* [Exercise]: Copy out each line exactly; pictures stay out of the copy.

========================================================================

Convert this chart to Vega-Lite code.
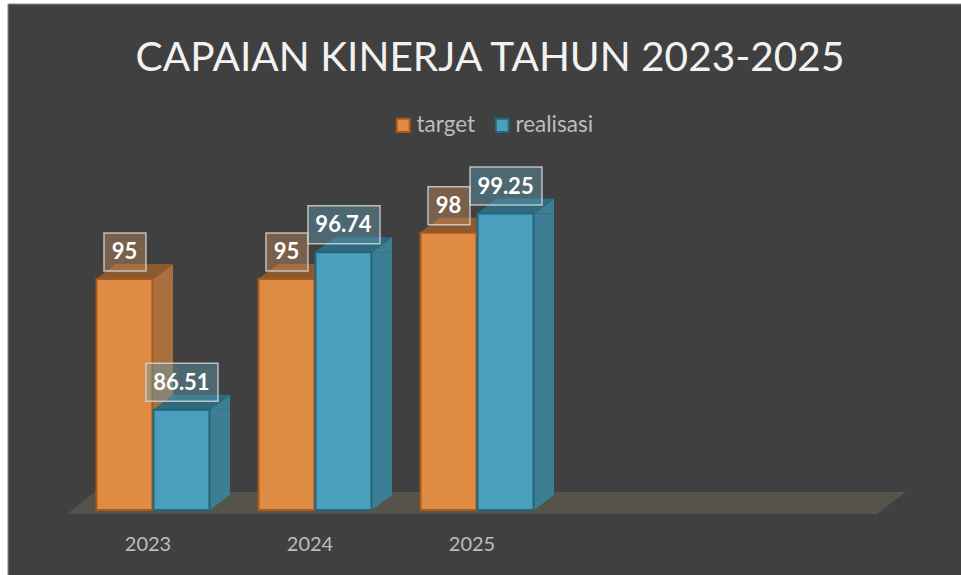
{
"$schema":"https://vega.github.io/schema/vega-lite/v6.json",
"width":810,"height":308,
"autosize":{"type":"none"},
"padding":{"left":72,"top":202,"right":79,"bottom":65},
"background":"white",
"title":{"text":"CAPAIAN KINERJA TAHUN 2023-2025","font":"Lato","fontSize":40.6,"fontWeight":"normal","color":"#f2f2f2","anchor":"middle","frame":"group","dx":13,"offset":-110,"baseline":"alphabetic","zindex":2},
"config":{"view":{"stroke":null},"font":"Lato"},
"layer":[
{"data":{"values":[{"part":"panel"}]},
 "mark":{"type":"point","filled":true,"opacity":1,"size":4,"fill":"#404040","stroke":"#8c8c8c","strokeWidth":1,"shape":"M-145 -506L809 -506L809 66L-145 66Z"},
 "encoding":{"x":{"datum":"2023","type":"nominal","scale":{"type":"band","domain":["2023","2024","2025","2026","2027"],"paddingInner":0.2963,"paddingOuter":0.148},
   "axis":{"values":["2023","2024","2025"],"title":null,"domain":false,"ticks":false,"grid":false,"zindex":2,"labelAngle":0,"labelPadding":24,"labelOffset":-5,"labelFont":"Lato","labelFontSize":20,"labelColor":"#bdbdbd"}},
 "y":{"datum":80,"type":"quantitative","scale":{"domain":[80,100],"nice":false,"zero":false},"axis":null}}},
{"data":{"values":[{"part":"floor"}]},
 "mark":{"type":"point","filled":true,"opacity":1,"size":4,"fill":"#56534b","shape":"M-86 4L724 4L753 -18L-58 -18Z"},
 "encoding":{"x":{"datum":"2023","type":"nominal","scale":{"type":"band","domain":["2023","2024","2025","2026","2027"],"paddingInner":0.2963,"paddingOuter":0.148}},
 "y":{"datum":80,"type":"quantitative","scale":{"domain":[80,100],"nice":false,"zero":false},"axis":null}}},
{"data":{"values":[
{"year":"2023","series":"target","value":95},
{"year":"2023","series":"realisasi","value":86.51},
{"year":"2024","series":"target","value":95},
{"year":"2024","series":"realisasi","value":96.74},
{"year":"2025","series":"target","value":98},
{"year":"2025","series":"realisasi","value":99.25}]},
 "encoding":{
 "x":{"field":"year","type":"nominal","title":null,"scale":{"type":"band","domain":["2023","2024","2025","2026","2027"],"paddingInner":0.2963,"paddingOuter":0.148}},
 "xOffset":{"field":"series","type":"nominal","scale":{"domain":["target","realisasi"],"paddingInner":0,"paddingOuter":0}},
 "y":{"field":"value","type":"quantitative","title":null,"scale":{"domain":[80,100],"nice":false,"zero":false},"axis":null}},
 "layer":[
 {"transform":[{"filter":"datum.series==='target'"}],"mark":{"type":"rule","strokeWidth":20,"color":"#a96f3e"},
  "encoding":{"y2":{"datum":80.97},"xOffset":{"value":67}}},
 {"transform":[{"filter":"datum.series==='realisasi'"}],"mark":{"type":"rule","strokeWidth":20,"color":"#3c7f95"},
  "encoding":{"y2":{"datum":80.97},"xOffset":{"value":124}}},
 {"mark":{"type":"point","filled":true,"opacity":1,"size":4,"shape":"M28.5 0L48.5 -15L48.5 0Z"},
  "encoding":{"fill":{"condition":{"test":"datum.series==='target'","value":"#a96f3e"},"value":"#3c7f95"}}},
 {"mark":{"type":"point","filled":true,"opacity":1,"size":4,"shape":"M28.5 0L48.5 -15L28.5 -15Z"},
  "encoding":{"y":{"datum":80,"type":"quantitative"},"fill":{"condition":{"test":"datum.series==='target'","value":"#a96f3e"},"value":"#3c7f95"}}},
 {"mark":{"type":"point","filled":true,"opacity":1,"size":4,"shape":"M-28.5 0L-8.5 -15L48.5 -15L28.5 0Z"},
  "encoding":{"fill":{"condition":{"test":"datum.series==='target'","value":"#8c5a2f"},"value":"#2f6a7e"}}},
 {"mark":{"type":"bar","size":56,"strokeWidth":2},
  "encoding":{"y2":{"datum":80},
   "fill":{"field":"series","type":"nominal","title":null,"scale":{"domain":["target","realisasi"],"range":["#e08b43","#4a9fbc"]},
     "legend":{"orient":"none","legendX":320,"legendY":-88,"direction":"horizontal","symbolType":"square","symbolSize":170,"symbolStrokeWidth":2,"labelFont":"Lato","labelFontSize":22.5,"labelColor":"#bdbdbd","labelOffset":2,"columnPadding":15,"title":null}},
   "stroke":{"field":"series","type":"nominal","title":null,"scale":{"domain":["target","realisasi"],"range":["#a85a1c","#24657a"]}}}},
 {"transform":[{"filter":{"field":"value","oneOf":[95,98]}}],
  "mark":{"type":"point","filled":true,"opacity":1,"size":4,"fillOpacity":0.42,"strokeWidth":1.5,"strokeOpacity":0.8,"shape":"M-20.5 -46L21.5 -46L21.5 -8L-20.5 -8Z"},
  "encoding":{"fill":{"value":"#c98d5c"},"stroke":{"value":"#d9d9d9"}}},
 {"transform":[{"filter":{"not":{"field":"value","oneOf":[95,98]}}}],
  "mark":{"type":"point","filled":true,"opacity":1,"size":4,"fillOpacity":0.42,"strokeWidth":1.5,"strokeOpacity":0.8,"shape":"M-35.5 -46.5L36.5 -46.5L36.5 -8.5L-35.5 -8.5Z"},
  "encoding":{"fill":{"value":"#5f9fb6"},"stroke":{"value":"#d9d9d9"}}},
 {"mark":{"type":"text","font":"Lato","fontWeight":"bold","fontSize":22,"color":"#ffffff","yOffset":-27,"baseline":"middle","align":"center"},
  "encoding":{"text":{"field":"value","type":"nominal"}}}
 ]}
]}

========================================================================

* [Response]:
Convert this chart to Vega-Lite code.
{
"$schema":"https://vega.github.io/schema/vega-lite/v6.json",
"width":810,"height":308,
"autosize":{"type":"none"},
"padding":{"left":72,"top":202,"right":79,"bottom":65},
"background":"white",
"title":{"text":"CAPAIAN KINERJA TAHUN 2023-2025","font":"Lato","fontSize":40.6,"fontWeight":"normal","color":"#f2f2f2","anchor":"middle","frame":"group","dx":13,"offset":-110,"baseline":"alphabetic","zindex":2},
"config":{"view":{"stroke":null},"font":"Lato"},
"layer":[
{"data":{"values":[{"part":"panel"}]},
 "mark":{"type":"point","filled":true,"opacity":1,"size":4,"fill":"#404040","stroke":"#8c8c8c","strokeWidth":1,"shape":"M-145 -506L809 -506L809 66L-145 66Z"},
 "encoding":{"x":{"datum":"2023","type":"nominal","scale":{"type":"band","domain":["2023","2024","2025","2026","2027"],"paddingInner":0.2963,"paddingOuter":0.148},
   "axis":{"values":["2023","2024","2025"],"title":null,"domain":false,"ticks":false,"grid":false,"zindex":2,"labelAngle":0,"labelPadding":24,"labelOffset":-5,"labelFont":"Lato","labelFontSize":20,"labelColor":"#bdbdbd"}},
 "y":{"datum":80,"type":"quantitative","scale":{"domain":[80,100],"nice":false,"zero":false},"axis":null}}},
{"data":{"values":[{"part":"floor"}]},
 "mark":{"type":"point","filled":true,"opacity":1,"size":4,"fill":"#56534b","shape":"M-86 4L724 4L753 -18L-58 -18Z"},
 "encoding":{"x":{"datum":"2023","type":"nominal","scale":{"type":"band","domain":["2023","2024","2025","2026","2027"],"paddingInner":0.2963,"paddingOuter":0.148}},
 "y":{"datum":80,"type":"quantitative","scale":{"domain":[80,100],"nice":false,"zero":false},"axis":null}}},
{"data":{"values":[
{"year":"2023","series":"target","value":95},
{"year":"2023","series":"realisasi","value":86.51},
{"year":"2024","series":"target","value":95},
{"year":"2024","series":"realisasi","value":96.74},
{"year":"2025","series":"target","value":98},
{"year":"2025","series":"realisasi","value":99.25}]},
 "encoding":{
 "x":{"field":"year","type":"nominal","title":null,"scale":{"type":"band","domain":["2023","2024","2025","2026","2027"],"paddingInner":0.2963,"paddingOuter":0.148}},
 "xOffset":{"field":"series","type":"nominal","scale":{"domain":["target","realisasi"],"paddingInner":0,"paddingOuter":0}},
 "y":{"field":"value","type":"quantitative","title":null,"scale":{"domain":[80,100],"nice":false,"zero":false},"axis":null}},
 "layer":[
 {"transform":[{"filter":"datum.series==='target'"}],"mark":{"type":"rule","strokeWidth":20,"color":"#a96f3e"},
  "encoding":{"y2":{"datum":80.97},"xOffset":{"value":67}}},
 {"transform":[{"filter":"datum.series==='realisasi'"}],"mark":{"type":"rule","strokeWidth":20,"color":"#3c7f95"},
  "encoding":{"y2":{"datum":80.97},"xOffset":{"value":124}}},
 {"mark":{"type":"point","filled":true,"opacity":1,"size":4,"shape":"M28.5 0L48.5 -15L48.5 0Z"},
  "encoding":{"fill":{"condition":{"test":"datum.series==='target'","value":"#a96f3e"},"value":"#3c7f95"}}},
 {"mark":{"type":"point","filled":true,"opacity":1,"size":4,"shape":"M28.5 0L48.5 -15L28.5 -15Z"},
  "encoding":{"y":{"datum":80,"type":"quantitative"},"fill":{"condition":{"test":"datum.series==='target'","value":"#a96f3e"},"value":"#3c7f95"}}},
 {"mark":{"type":"point","filled":true,"opacity":1,"size":4,"shape":"M-28.5 0L-8.5 -15L48.5 -15L28.5 0Z"},
  "encoding":{"fill":{"condition":{"test":"datum.series==='target'","value":"#8c5a2f"},"value":"#2f6a7e"}}},
 {"mark":{"type":"bar","size":56,"strokeWidth":2},
  "encoding":{"y2":{"datum":80},
   "fill":{"field":"series","type":"nominal","title":null,"scale":{"domain":["target","realisasi"],"range":["#e08b43","#4a9fbc"]},
     "legend":{"orient":"none","legendX":320,"legendY":-88,"direction":"horizontal","symbolType":"square","symbolSize":170,"symbolStrokeWidth":2,"labelFont":"Lato","labelFontSize":22.5,"labelColor":"#bdbdbd","labelOffset":2,"columnPadding":15,"title":null}},
   "stroke":{"field":"series","type":"nominal","title":null,"scale":{"domain":["target","realisasi"],"range":["#a85a1c","#24657a"]}}}},
 {"transform":[{"filter":{"field":"value","oneOf":[95,98]}}],
  "mark":{"type":"point","filled":true,"opacity":1,"size":4,"fillOpacity":0.42,"strokeWidth":1.5,"strokeOpacity":0.8,"shape":"M-20.5 -46L21.5 -46L21.5 -8L-20.5 -8Z"},
  "encoding":{"fill":{"value":"#c98d5c"},"stroke":{"value":"#d9d9d9"}}},
 {"transform":[{"filter":{"not":{"field":"value","oneOf":[95,98]}}}],
  "mark":{"type":"point","filled":true,"opacity":1,"size":4,"fillOpacity":0.42,"strokeWidth":1.5,"strokeOpacity":0.8,"shape":"M-35.5 -46.5L36.5 -46.5L36.5 -8.5L-35.5 -8.5Z"},
  "encoding":{"fill":{"value":"#5f9fb6"},"stroke":{"value":"#d9d9d9"}}},
 {"mark":{"type":"text","font":"Lato","fontWeight":"bold","fontSize":22,"color":"#ffffff","yOffset":-27,"baseline":"middle","align":"center"},
  "encoding":{"text":{"field":"value","type":"nominal"}}}
 ]}
]}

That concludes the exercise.